Children often overestimate the wealth of their parents when they don’t know what their parents actually own. They may not realize that dad obsesses over MSNBC and Bloomberg because he enjoys it and that $100,000.00 in 10 or 20 stocks is all he has. They think he’s obsessively monitoring his millions. A phrase like “don’t worry I’ll take care of you” is ambiguous enough to cause problems. For the parent it may mean, “I’m leaving you $10,000.00,” but for the kids it may mean. “Don’t worry I’ll make sure you’re set for life.”
Here are some tips to make sure your legacy to your heirs and beneficiaries isn’t a lawsuit:
- Be clear. Make sure that your children and other beneficiaries know what to expect from you at your death.
- Don’t just tell people what they want to hear. You don’t have to tell people you hate them, but you shouldn’t misrepresent your relationships with others either/
- Don’t wait until the last possible moment to meet with a lawyer and plan your estate.
- Don’t wait until you’re incapable of making your appointments and arrangements to visit a lawyer before planning your estate.

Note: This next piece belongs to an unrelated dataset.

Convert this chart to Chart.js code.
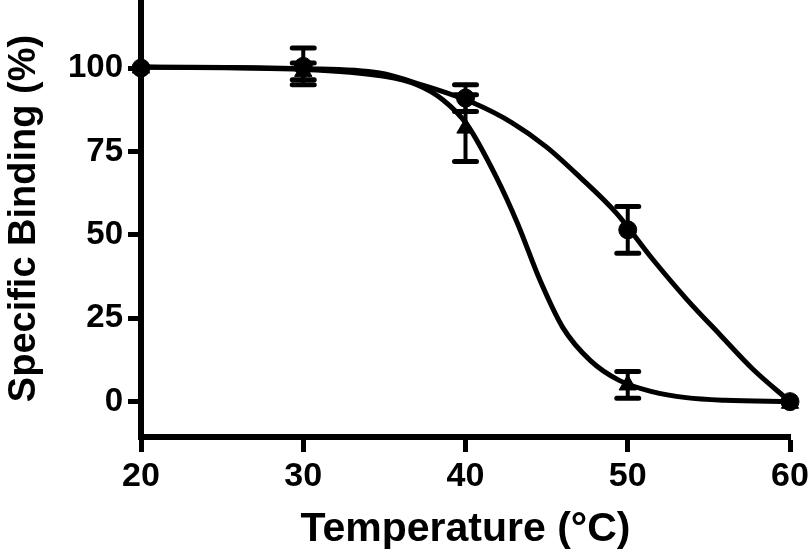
<!DOCTYPE html>
<html>
<head>
<meta charset="utf-8">
<script src="https://cdn.jsdelivr.net/npm/chart.js@4"></script>
<style>
  html, body { margin: 0; padding: 0; background: #fff; }
  canvas { display: block; }
</style>
</head>
<body>
<canvas id="chartBinding" width="810" height="554"></canvas>
<script>
// Measured points (mean +/- SEM)
const temps = [20, 30, 40, 50, 60];
const circleMean = [100, 100.5, 91, 51.5, 0];
const circleErr = [0, 5.5, 4, 7, 0];
const triangleMean = [100, 99, 82, 5, -0.5];
const triangleErr = [0, 2.5, 10, 4, 0];

// Fitted curves
const circleFitX = [20, 30, 34.7, 37.4, 40.5, 42.9, 45, 47.05, 49.3, 51.6, 53.65, 55.7, 57.7, 60];
const circleFitY = [100.3, 99.8, 98.5, 94.8, 89.5, 83.5, 76.3, 67.3, 56.5, 42.3, 30.6, 20, 9.8, 0];
const triangleFitX = [20, 30, 35, 37, 38.6, 40.1, 41.9, 43.2, 44.6, 46, 47.7, 49.5, 51.5, 53.6, 56, 60];
const triangleFitY = [100.3, 99.6, 97.5, 95, 90.5, 83, 67.3, 53.5, 36.3, 22.2, 12.3, 6.3, 3, 1.2, 0.4, 0];

// Tick labels
const xTicks = [20, 30, 40, 50, 60];
const yTicks = [0, 25, 50, 75, 100];

const toPoints = (xs, ys) => xs.map((v, i) => ({ x: v, y: ys[i] }));

Chart.defaults.font.family = "'Liberation Sans', Arial, sans-serif";
Chart.defaults.font.weight = "bold";
Chart.defaults.color = "#000";

// draw error bars from the arrays above
const errorBars = {
  id: "errorBars",
  afterDatasetsDraw(chart) {
    const { ctx, scales } = chart;
    const x = scales.x;
    const y = scales.y;
    ctx.save();
    ctx.strokeStyle = "#000";
    ctx.lineCap = "round";
    const draw = (means, errs) => {
      temps.forEach((t, i) => {
        if (!errs[i]) return;
        const px = x.getPixelForValue(t);
        const top = y.getPixelForValue(means[i] + errs[i]);
        const bot = y.getPixelForValue(means[i] - errs[i]);
        ctx.lineWidth = 4;
        ctx.beginPath();
        ctx.moveTo(px, top);
        ctx.lineTo(px, bot);
        ctx.stroke();
        ctx.lineWidth = 5;
        ctx.beginPath();
        ctx.moveTo(px - 11, top);
        ctx.lineTo(px + 11, top);
        ctx.moveTo(px - 11, bot);
        ctx.lineTo(px + 11, bot);
        ctx.stroke();
      });
    };
    draw(circleMean, circleErr);
    draw(triangleMean, triangleErr);
    ctx.restore();
  },
};

new Chart(document.getElementById("chartBinding"), {
  type: "scatter",
  data: {
    datasets: [
      {
        label: "fit circle",
        data: toPoints(circleFitX, circleFitY),
        showLine: true,
        borderColor: "#000",
        borderWidth: 5,
        pointRadius: 0,
        cubicInterpolationMode: "monotone",
        clip: false,
      },
      {
        label: "fit triangle",
        data: toPoints(triangleFitX, triangleFitY),
        showLine: true,
        borderColor: "#000",
        borderWidth: 5,
        pointRadius: 0,
        cubicInterpolationMode: "monotone",
        clip: false,
      },
      {
        label: "circle",
        data: toPoints(temps, circleMean),
        pointStyle: "circle",
        pointRadius: 9,
        backgroundColor: "#000",
        borderColor: "#000",
        clip: false,
      },
      {
        label: "triangle",
        data: toPoints(temps, triangleMean),
        pointStyle: "triangle",
        pointRadius: 10,
        backgroundColor: "#000",
        borderColor: "#000",
        clip: false,
      },
    ],
  },
  options: {
    responsive: false,
    animation: false,
    devicePixelRatio: 1,
    layout: { autoPadding: false, padding: { top: 0, right: 20, bottom: 0, left: 0 } },
    plugins: {
      legend: { display: false },
      tooltip: { enabled: false },
    },
    scales: {
      x: {
        type: "linear",
        min: 20,
        max: 60,
        afterBuildTicks: (s) => { s.ticks = xTicks.map((v) => ({ value: v })); },
        afterFit: (s) => {
          s.height = 117;
          s.paddingLeft = 0;
          s.paddingRight = 0;
        },
        border: { display: true, width: 6, color: "#000" },
        grid: { drawOnChartArea: false, drawTicks: true, tickLength: 15, tickWidth: 5, tickColor: "#000" },
        ticks: { color: "#000", font: { size: 34, weight: "bold" }, padding: 4, maxRotation: 0 },
        title: {
          display: true,
          text: "Temperature (°C)",
          color: "#000",
          font: { size: 41, weight: "bold" },
          padding: { top: 0, bottom: 0 },
        },
      },
      y: {
        type: "linear",
        min: -10.6,
        max: 120.4,
        afterBuildTicks: (s) => { s.ticks = yTicks.map((v) => ({ value: v })); },
        afterFit: (s) => {
          s.width = 141;
          s.paddingTop = 0;
          s.paddingBottom = 0;
        },
        border: { display: true, width: 6, color: "#000" },
        grid: { drawOnChartArea: false, drawTicks: true, tickLength: 13, tickWidth: 5, tickColor: "#000" },
        ticks: { color: "#000", font: { size: 33, weight: "bold" }, padding: 5 },
        title: {
          display: true,
          text: "Specific Binding (%)",
          color: "#000",
          font: { size: 38, weight: "bold" },
          padding: { top: 2, bottom: 0 },
        },
      },
    },
  },
  plugins: [errorBars],
});
</script>
</body>
</html>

- If you remarry and have children from a previous marriage, get a prenuptial. If you later decide to ignore or revoke the prenuptial, do so in writing.

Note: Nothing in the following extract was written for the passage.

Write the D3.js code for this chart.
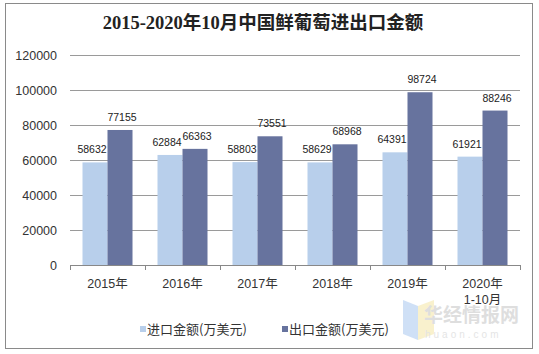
<!DOCTYPE html>
<html>
<head>
<meta charset="utf-8">
<script src="https://cdn.jsdelivr.net/npm/d3@7"></script>
<style>
  body { margin: 0; background: #fff; }
  svg { display: block; }
</style>
</head>
<body>
<div id="chart"></div>
<script>
const years = ["2015年", "2016年", "2017年", "2018年", "2019年", "2020年\n1-10月"];
const importVals = [58632, 62884, 58803, 58629, 64391, 61921];
const exportVals = [77155, 66363, 73551, 68968, 98724, 88246];
const seriesNames = ["进口金额(万美元)", "出口金额(万美元)"];
const yTicks = [0, 20000, 40000, 60000, 80000, 100000, 120000];

const width = 539, height = 354;
const colors = ["#b8cfeb", "#67739e"];

const svg = d3.select("#chart")
  .append("svg")
  .attr("width", width)
  .attr("height", height);

// 外框
svg.append("rect")
  .attr("x", 5.5).attr("y", 3.5)
  .attr("width", 527).attr("height", 345)
  .attr("fill", "#fff")
  .attr("stroke", "#8a8a8a");

// 标题
svg.append("text")
  .attr("x", 263).attr("y", 29)
  .attr("text-anchor", "middle")
  .attr("font-family", "'Liberation Serif', 'Noto Sans CJK SC', serif")
  .attr("font-weight", "bold")
  .attr("font-size", 18.5)
  .attr("fill", "#222")
  .text("2015-2020年10月中国鲜葡萄进出口金额");

const x = d3.scaleBand().domain(years).range([70, 520]).paddingInner(0).paddingOuter(0);
const x1 = d3.scaleBand().domain([0, 1]).range([0, x.bandwidth()]).paddingInner(0).paddingOuter(0.5);
const y = d3.scaleLinear().domain([0, 120000]).range([265, 55]);

// 网格线
svg.append("g")
  .selectAll("line")
  .data(yTicks.slice(1))
  .join("line")
  .attr("x1", 70).attr("x2", 520)
  .attr("y1", d => Math.round(y(d)) + 0.5)
  .attr("y2", d => Math.round(y(d)) + 0.5)
  .attr("stroke", "#9a9a9a");

// y轴标签
svg.append("g")
  .selectAll("text")
  .data(yTicks)
  .join("text")
  .attr("x", 57)
  .attr("y", d => y(d) + 4.5)
  .attr("text-anchor", "end")
  .attr("font-family", "'Liberation Sans', Arial, sans-serif")
  .attr("font-size", 12.5)
  .attr("fill", "#333")
  .text(d => d);

// 柱子
const groups = svg.append("g")
  .selectAll("g")
  .data(years.map((c, i) => ({ c, vals: [importVals[i], exportVals[i]] })))
  .join("g")
  .attr("transform", d => `translate(${x(d.c)},0)`);

groups.selectAll("rect")
  .data(d => d.vals)
  .join("rect")
  .attr("x", (d, i) => x1(i))
  .attr("width", x1.bandwidth())
  .attr("y", d => y(d))
  .attr("height", d => y(0) - y(d))
  .attr("fill", (d, i) => colors[i]);

// 数值标签，左右略微错开
groups.selectAll("text")
  .data(d => d.vals)
  .join("text")
  .attr("x", (d, i) => x1(i) + x1.bandwidth() / 2 + (i === 0 ? -3 : 2))
  .attr("y", d => y(d) - 9)
  .attr("text-anchor", "middle")
  .attr("font-family", "'Liberation Sans', Arial, sans-serif")
  .attr("font-size", 10.5)
  .attr("fill", "#222")
  .text(d => d);

// x轴
svg.append("line")
  .attr("x1", 70).attr("x2", 520)
  .attr("y1", 265.5).attr("y2", 265.5)
  .attr("stroke", "#888");

svg.append("g")
  .selectAll("line")
  .data(d3.range(years.length + 1))
  .join("line")
  .attr("x1", i => Math.round(70 + i * x.bandwidth()) + 0.5)
  .attr("x2", i => Math.round(70 + i * x.bandwidth()) + 0.5)
  .attr("y1", 265).attr("y2", 270)
  .attr("stroke", "#888");

const xl = svg.append("g")
  .selectAll("text")
  .data(years)
  .join("text")
  .attr("x", d => x(d) + x.bandwidth() / 2)
  .attr("y", 288)
  .attr("text-anchor", "middle")
  .attr("font-family", "'Liberation Sans', 'Noto Sans CJK SC', sans-serif")
  .attr("font-size", 12.5)
  .attr("fill", "#333");

xl.selectAll("tspan")
  .data(d => d.split("\n"))
  .join("tspan")
  .attr("x", function () { return d3.select(this.parentNode).attr("x"); })
  .attr("dy", (d, i) => i === 0 ? 0 : 16)
  .text(d => d);

// 水印
const wm = svg.append("g").attr("opacity", 0.55);
wm.append("path")
  .attr("d", "M403,300 L418,306 L418,340 L403,334 Z")
  .attr("fill", "#a9c8f0");
wm.append("path")
  .attr("d", "M418,306 L434,300 L434,334 L418,340 Z")
  .attr("fill", "#f5e6a6");
wm.append("text")
  .attr("x", 424).attr("y", 322)
  .attr("font-family", "'Noto Sans CJK SC', sans-serif")
  .attr("font-weight", "bold")
  .attr("font-size", 19)
  .attr("fill", "#c4c4c4")
  .text("华经情报网");
wm.append("text")
  .attr("x", 425).attr("y", 338)
  .attr("font-family", "'Liberation Sans', sans-serif")
  .attr("font-size", 10)
  .attr("letter-spacing", 3)
  .attr("fill", "#cfcfcf")
  .text("huaon.com");

// 图例
const legendX = [140, 282];
const legend = svg.append("g")
  .selectAll("g")
  .data(seriesNames)
  .join("g")
  .attr("transform", (d, i) => `translate(${legendX[i]},330)`);

legend.append("rect")
  .attr("x", 0).attr("y", -4)
  .attr("width", 6).attr("height", 6)
  .attr("fill", (d, i) => colors[i]);

legend.append("text")
  .attr("x", 7).attr("y", 4)
  .attr("font-family", "'Noto Sans CJK SC', sans-serif")
  .attr("font-size", 13)
  .attr("fill", "#333")
  .text(d => d);
</script>
</body>
</html>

- Don’t share your estate plan with someone or promise to “take care of them” and then set up all of your accounts and beneficiary designations so they pass outside of the estate plan that leaves everything to someone else.
- Don’t make misleading or false promises to people you don’t intend to “take care of” in your estate plan.
This list is far from comprehensive. The bottom line is to be honest with yourself and others. Do what you can to not make misleading statements or promises or to give false hopes or expectations. You may save your heirs and beneficiaries a lot of headaches.